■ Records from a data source

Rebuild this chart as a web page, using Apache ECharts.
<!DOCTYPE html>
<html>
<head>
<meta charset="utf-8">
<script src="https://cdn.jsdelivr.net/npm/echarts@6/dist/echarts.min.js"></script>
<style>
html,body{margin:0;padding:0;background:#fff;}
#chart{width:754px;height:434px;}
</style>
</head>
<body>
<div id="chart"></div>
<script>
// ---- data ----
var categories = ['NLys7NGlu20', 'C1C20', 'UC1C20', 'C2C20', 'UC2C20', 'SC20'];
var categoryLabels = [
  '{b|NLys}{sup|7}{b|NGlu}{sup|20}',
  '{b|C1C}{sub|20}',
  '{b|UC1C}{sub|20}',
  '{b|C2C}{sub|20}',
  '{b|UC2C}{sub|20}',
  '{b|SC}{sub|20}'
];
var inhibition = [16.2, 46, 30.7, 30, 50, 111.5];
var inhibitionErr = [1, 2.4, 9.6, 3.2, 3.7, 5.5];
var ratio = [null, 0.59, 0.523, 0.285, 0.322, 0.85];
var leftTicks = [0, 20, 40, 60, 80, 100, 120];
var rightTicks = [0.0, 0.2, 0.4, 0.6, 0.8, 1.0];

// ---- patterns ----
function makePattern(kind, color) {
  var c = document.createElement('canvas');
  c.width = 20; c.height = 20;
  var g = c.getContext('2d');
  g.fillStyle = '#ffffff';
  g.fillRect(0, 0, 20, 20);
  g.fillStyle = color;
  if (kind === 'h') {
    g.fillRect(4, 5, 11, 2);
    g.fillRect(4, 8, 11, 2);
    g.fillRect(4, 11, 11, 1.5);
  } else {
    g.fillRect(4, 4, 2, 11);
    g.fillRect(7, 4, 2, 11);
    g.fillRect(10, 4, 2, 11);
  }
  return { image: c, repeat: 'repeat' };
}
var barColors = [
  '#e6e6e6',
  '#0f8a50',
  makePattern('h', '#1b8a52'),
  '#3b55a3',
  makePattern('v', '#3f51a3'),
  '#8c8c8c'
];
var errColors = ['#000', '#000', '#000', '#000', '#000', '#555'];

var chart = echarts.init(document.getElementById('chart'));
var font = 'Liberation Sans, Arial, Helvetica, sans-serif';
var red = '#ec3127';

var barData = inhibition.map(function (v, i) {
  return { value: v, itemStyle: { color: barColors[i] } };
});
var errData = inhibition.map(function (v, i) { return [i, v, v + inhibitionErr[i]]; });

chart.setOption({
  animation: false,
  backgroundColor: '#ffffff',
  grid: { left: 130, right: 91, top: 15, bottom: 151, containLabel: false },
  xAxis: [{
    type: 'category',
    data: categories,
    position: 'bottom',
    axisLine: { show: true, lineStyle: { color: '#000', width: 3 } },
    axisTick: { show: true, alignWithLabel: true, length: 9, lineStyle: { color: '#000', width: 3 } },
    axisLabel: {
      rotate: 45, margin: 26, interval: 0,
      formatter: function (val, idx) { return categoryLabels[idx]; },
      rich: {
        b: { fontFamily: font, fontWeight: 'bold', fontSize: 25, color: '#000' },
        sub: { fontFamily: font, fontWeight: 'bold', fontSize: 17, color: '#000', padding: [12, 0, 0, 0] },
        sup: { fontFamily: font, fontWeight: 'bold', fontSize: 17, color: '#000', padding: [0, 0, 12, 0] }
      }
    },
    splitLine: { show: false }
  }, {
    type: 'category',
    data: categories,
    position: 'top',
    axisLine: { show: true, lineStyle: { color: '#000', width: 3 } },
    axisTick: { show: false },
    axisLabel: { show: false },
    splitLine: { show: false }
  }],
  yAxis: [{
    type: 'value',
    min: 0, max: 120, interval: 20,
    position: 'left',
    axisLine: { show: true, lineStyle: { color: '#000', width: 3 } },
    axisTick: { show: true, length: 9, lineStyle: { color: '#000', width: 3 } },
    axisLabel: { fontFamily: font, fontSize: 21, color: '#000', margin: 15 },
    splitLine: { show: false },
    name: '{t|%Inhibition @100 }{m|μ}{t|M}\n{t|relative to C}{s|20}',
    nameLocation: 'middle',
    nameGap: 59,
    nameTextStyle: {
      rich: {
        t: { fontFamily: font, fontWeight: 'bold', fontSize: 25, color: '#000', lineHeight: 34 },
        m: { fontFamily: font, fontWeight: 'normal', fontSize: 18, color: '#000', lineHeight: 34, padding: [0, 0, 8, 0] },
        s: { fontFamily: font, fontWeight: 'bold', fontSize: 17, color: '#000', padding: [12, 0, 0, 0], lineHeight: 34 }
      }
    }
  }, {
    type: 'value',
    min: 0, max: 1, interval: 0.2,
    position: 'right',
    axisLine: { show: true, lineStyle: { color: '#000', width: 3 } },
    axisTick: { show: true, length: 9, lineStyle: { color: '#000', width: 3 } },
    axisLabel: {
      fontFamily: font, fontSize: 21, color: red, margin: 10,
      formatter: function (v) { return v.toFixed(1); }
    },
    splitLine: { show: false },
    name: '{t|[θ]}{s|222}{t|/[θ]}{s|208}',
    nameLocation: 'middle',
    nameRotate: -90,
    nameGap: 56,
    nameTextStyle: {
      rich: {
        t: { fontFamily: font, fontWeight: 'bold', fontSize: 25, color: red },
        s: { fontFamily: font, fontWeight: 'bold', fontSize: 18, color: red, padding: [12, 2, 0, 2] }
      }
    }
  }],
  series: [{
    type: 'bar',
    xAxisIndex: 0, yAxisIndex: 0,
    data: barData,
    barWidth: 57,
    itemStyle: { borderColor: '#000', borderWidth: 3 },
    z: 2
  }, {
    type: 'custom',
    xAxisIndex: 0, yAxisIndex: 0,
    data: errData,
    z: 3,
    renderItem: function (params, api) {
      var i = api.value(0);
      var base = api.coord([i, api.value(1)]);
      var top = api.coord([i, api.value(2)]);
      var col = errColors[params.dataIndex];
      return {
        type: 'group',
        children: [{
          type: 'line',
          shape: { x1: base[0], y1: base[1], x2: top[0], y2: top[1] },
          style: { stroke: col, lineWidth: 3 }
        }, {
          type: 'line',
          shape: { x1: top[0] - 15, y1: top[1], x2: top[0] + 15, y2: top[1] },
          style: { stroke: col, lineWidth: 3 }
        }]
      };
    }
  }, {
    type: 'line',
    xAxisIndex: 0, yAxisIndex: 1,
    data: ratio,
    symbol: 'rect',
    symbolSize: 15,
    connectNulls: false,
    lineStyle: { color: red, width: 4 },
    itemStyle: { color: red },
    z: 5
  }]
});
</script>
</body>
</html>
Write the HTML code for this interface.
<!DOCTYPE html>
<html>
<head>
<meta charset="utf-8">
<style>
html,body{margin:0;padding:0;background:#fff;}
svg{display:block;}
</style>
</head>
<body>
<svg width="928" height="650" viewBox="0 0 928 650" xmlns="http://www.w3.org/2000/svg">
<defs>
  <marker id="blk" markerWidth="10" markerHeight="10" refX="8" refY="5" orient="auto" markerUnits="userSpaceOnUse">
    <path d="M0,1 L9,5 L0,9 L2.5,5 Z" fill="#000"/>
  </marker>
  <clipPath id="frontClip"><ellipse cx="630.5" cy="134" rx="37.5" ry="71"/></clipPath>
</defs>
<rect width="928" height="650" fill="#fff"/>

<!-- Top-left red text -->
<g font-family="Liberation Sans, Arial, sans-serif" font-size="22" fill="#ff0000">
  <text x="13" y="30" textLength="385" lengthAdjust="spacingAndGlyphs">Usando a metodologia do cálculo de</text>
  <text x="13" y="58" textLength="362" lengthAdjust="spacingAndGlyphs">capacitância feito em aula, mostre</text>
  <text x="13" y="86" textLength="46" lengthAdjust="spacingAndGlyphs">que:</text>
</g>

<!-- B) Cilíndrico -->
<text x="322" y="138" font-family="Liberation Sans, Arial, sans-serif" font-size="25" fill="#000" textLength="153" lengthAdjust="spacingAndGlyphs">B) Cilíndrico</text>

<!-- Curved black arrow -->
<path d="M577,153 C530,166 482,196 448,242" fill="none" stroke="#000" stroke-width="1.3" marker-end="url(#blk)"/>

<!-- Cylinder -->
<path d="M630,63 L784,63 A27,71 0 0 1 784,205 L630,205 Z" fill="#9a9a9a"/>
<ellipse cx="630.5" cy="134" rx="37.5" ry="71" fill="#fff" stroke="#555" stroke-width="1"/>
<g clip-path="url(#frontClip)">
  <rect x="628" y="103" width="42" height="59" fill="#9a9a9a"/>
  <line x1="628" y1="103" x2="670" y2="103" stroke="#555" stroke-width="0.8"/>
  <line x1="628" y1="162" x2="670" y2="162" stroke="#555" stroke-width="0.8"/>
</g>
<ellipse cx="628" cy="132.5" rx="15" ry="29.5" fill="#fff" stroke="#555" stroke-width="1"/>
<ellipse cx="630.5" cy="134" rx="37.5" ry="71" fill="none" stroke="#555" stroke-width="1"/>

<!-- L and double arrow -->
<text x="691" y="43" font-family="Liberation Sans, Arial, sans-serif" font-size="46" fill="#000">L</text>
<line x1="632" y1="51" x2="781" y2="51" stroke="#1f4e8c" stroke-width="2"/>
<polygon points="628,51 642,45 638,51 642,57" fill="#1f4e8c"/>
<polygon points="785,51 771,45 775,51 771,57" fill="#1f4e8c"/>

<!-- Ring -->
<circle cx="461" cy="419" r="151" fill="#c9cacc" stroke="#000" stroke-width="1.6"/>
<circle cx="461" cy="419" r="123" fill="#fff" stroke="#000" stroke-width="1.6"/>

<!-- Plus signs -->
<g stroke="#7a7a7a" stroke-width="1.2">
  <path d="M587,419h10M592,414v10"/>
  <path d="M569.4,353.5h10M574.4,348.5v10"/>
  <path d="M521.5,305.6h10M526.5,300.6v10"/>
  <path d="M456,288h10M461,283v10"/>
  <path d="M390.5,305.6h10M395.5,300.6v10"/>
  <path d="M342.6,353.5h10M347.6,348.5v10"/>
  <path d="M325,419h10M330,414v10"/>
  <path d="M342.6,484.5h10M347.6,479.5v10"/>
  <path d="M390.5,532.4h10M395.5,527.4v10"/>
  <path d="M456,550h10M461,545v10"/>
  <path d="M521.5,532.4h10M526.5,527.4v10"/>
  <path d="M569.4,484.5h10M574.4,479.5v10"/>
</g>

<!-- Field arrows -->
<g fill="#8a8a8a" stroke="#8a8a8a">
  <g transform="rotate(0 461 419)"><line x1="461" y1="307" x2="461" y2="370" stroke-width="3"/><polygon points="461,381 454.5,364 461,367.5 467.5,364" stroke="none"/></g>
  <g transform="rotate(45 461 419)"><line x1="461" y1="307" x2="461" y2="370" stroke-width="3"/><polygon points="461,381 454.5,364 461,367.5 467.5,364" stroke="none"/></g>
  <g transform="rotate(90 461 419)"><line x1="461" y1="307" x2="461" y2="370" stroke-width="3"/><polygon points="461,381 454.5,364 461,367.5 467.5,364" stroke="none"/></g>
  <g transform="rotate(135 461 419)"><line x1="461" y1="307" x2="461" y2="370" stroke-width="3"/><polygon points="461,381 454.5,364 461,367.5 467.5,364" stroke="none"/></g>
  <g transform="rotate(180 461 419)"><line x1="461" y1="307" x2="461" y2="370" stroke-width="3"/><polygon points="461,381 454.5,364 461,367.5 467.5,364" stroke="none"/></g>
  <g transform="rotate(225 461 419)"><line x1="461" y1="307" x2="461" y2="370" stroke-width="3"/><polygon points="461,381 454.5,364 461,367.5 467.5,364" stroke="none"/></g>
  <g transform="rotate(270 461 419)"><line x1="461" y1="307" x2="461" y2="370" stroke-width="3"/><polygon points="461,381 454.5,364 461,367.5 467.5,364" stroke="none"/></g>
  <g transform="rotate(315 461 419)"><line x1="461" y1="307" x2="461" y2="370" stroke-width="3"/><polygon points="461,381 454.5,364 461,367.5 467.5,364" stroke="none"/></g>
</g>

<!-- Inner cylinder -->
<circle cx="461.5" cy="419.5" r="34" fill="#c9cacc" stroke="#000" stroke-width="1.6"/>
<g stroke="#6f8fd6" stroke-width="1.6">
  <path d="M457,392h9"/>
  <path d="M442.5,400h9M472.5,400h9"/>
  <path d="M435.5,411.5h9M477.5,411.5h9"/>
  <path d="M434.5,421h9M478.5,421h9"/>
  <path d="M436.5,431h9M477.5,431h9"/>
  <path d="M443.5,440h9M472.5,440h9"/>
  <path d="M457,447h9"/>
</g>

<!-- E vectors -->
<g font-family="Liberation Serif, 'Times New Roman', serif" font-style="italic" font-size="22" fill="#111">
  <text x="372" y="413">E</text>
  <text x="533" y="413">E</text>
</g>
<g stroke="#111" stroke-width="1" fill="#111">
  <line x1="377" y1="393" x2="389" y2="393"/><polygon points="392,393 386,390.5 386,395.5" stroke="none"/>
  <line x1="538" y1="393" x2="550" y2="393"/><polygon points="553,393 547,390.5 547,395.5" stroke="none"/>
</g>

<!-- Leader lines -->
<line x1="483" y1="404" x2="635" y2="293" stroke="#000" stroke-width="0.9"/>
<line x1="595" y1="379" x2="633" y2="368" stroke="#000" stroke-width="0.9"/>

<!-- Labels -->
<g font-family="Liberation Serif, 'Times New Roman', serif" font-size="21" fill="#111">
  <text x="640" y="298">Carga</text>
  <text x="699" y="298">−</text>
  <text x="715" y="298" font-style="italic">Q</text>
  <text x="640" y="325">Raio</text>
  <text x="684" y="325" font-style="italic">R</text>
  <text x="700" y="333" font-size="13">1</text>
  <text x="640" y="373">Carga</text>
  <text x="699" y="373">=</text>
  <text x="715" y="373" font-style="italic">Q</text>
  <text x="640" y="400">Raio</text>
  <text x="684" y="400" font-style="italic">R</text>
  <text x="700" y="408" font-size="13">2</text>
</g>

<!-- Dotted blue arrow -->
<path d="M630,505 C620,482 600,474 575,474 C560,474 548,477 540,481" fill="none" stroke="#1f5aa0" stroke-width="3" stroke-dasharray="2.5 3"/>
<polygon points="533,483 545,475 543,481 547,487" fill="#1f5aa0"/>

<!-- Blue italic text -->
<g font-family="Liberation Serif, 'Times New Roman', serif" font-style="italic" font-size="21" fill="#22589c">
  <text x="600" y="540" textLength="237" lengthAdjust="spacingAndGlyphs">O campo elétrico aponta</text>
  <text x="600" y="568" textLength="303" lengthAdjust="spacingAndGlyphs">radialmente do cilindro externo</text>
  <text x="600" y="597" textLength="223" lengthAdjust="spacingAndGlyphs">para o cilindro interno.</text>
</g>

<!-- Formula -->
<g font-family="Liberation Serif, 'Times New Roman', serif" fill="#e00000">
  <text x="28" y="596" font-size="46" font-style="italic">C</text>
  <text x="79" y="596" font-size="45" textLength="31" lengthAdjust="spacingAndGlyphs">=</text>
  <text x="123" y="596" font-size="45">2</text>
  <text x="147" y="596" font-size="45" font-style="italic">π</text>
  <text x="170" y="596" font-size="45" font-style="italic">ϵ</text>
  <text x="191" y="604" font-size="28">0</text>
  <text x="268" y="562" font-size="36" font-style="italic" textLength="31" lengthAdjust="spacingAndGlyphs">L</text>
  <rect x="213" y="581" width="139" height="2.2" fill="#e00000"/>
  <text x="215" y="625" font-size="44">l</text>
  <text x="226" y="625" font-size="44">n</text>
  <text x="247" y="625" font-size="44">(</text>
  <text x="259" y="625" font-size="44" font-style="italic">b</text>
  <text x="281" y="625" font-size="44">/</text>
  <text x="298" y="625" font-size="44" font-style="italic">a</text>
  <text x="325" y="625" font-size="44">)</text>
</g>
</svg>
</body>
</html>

■ Stated exercise
Please copy exactly the lines from the first line of the records above through the line containing "var rightTicks = [0.0, 0.2, 0.4, 0.6, 0.8, 1.0];", including both, and nothing more.

■ Response
Rebuild this chart as a web page, using Apache ECharts.
<!DOCTYPE html>
<html>
<head>
<meta charset="utf-8">
<script src="https://cdn.jsdelivr.net/npm/echarts@6/dist/echarts.min.js"></script>
<style>
html,body{margin:0;padding:0;background:#fff;}
#chart{width:754px;height:434px;}
</style>
</head>
<body>
<div id="chart"></div>
<script>
// ---- data ----
var categories = ['NLys7NGlu20', 'C1C20', 'UC1C20', 'C2C20', 'UC2C20', 'SC20'];
var categoryLabels = [
  '{b|NLys}{sup|7}{b|NGlu}{sup|20}',
  '{b|C1C}{sub|20}',
  '{b|UC1C}{sub|20}',
  '{b|C2C}{sub|20}',
  '{b|UC2C}{sub|20}',
  '{b|SC}{sub|20}'
];
var inhibition = [16.2, 46, 30.7, 30, 50, 111.5];
var inhibitionErr = [1, 2.4, 9.6, 3.2, 3.7, 5.5];
var ratio = [null, 0.59, 0.523, 0.285, 0.322, 0.85];
var leftTicks = [0, 20, 40, 60, 80, 100, 120];
var rightTicks = [0.0, 0.2, 0.4, 0.6, 0.8, 1.0];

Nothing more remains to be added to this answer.